# GIVEN TASK
Determine how many lines of the entries contain "image". Reply with that number alone.

# DATA LISTING
########################################

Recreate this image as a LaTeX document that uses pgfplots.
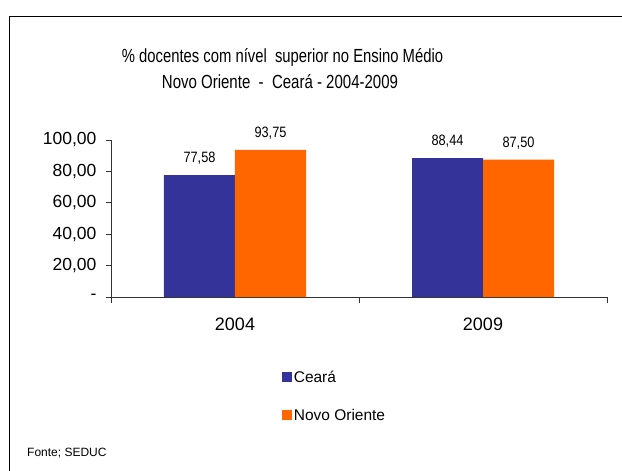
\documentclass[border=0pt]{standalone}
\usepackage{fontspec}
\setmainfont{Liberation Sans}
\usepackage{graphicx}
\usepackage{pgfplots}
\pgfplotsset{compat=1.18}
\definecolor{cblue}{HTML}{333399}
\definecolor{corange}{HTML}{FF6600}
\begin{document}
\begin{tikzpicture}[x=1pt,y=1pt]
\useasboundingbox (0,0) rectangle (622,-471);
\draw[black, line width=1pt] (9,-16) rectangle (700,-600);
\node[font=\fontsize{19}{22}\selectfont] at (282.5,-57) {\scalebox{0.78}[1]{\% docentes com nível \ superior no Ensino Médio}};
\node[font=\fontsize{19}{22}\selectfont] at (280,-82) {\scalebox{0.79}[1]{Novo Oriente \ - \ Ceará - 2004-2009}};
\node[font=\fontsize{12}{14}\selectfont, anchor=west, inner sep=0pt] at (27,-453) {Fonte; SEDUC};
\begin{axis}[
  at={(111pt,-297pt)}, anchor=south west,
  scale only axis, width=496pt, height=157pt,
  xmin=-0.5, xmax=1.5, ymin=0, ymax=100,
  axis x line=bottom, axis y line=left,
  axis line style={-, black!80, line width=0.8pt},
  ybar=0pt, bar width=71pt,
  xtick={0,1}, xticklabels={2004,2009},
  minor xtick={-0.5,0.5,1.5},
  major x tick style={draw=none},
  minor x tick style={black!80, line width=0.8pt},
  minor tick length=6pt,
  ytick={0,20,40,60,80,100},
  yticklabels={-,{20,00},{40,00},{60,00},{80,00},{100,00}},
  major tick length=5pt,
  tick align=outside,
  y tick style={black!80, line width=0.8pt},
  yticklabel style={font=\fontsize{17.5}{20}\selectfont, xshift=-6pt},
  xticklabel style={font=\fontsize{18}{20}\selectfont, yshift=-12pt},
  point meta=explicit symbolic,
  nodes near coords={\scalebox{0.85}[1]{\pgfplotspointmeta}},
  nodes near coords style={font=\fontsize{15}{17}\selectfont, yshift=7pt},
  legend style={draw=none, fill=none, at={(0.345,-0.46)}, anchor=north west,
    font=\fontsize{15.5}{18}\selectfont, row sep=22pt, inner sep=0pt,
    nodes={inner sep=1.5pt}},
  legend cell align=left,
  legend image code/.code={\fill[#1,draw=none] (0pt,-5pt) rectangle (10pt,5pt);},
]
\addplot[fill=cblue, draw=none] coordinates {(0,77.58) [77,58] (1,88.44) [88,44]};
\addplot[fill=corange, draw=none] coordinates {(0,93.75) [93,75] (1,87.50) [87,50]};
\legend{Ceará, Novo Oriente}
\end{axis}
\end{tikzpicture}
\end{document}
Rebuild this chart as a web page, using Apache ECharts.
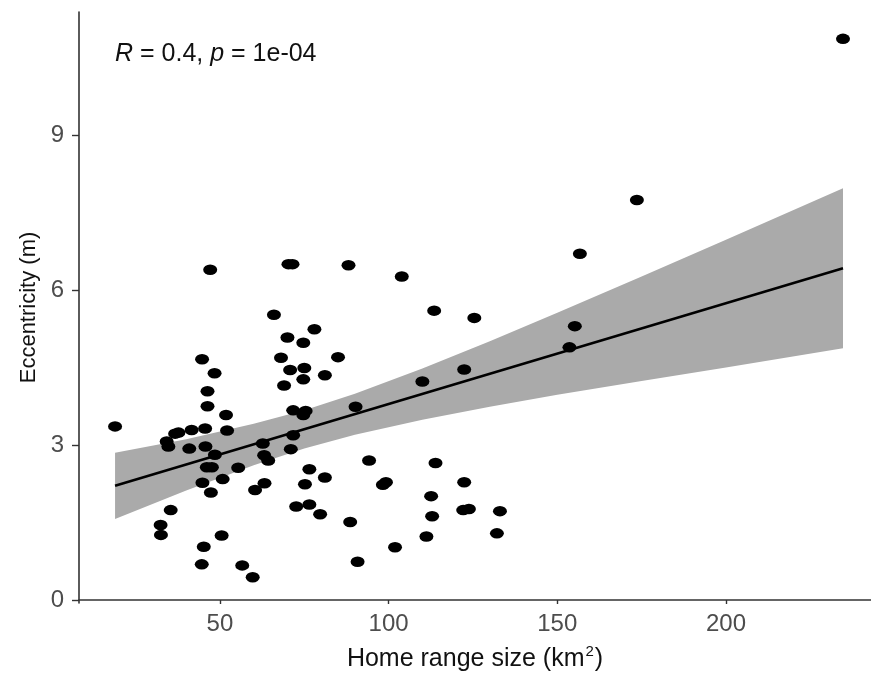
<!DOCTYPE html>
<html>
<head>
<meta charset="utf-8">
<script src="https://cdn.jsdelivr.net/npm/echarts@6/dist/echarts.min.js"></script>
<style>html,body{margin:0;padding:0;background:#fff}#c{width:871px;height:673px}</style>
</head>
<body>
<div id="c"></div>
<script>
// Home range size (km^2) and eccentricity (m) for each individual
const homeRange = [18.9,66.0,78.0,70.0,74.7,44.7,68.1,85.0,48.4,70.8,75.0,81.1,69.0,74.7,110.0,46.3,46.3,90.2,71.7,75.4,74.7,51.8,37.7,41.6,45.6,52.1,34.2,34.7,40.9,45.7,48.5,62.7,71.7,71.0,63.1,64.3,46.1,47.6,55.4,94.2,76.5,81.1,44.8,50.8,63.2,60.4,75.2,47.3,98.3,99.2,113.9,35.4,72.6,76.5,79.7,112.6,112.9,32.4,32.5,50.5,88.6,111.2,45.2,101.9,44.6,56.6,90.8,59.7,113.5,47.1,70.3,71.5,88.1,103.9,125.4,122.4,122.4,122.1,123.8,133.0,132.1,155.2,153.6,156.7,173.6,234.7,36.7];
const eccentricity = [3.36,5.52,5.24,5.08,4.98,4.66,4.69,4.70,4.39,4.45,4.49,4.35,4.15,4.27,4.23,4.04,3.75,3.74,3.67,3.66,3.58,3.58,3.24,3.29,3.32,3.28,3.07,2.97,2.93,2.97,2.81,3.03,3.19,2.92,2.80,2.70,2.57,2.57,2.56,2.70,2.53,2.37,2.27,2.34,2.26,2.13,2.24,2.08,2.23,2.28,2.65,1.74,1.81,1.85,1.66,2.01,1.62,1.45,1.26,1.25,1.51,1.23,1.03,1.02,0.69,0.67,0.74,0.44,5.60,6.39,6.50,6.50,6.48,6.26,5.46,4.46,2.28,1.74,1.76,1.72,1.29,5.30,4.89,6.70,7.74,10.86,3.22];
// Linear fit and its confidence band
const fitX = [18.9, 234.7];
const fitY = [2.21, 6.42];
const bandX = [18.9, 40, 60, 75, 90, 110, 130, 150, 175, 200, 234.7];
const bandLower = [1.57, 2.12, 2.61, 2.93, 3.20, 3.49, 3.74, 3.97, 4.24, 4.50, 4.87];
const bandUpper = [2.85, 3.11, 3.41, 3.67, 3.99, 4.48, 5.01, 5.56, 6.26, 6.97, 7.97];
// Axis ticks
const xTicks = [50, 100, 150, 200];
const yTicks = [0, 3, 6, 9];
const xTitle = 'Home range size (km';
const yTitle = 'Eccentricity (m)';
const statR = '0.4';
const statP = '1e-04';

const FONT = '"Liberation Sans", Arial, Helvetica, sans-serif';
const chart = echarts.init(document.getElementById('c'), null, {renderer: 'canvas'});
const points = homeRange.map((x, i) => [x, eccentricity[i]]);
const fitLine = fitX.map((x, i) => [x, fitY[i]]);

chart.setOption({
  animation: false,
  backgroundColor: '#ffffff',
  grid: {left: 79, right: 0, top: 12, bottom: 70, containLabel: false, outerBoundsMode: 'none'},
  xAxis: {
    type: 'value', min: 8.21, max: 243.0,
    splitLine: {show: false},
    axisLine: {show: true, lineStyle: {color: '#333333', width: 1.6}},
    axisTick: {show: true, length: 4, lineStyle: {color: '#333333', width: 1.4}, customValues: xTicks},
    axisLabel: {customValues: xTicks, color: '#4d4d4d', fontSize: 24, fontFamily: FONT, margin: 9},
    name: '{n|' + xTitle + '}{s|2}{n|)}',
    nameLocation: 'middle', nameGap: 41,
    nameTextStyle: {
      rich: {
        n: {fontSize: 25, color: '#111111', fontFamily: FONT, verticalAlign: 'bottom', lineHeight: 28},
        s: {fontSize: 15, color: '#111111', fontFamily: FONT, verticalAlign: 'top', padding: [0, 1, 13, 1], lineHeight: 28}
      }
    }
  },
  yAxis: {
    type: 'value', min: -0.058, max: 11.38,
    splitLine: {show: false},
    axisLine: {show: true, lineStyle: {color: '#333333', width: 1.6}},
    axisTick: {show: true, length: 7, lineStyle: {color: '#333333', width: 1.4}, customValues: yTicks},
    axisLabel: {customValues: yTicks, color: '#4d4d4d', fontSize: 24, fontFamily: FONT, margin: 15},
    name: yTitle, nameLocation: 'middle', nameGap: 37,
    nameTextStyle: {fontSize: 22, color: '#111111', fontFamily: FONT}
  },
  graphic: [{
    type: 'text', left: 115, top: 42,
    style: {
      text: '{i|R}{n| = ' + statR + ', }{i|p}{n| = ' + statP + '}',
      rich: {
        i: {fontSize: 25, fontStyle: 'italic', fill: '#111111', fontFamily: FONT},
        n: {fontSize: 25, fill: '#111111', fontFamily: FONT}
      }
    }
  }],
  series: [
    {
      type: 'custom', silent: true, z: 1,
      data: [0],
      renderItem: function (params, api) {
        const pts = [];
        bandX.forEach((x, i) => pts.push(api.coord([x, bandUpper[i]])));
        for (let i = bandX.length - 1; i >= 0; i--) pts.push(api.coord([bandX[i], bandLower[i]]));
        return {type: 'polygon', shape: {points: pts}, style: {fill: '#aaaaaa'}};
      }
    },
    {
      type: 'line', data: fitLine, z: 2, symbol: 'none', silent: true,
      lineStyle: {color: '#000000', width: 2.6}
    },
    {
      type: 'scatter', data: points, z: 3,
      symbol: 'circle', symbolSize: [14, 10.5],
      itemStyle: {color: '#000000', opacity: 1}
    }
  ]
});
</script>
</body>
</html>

########################################

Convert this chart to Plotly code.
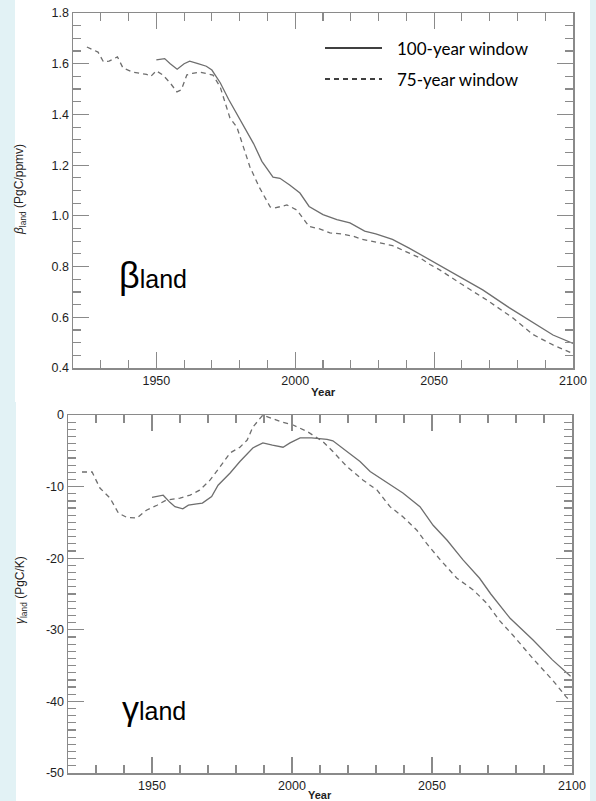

########################################

# REPLY
2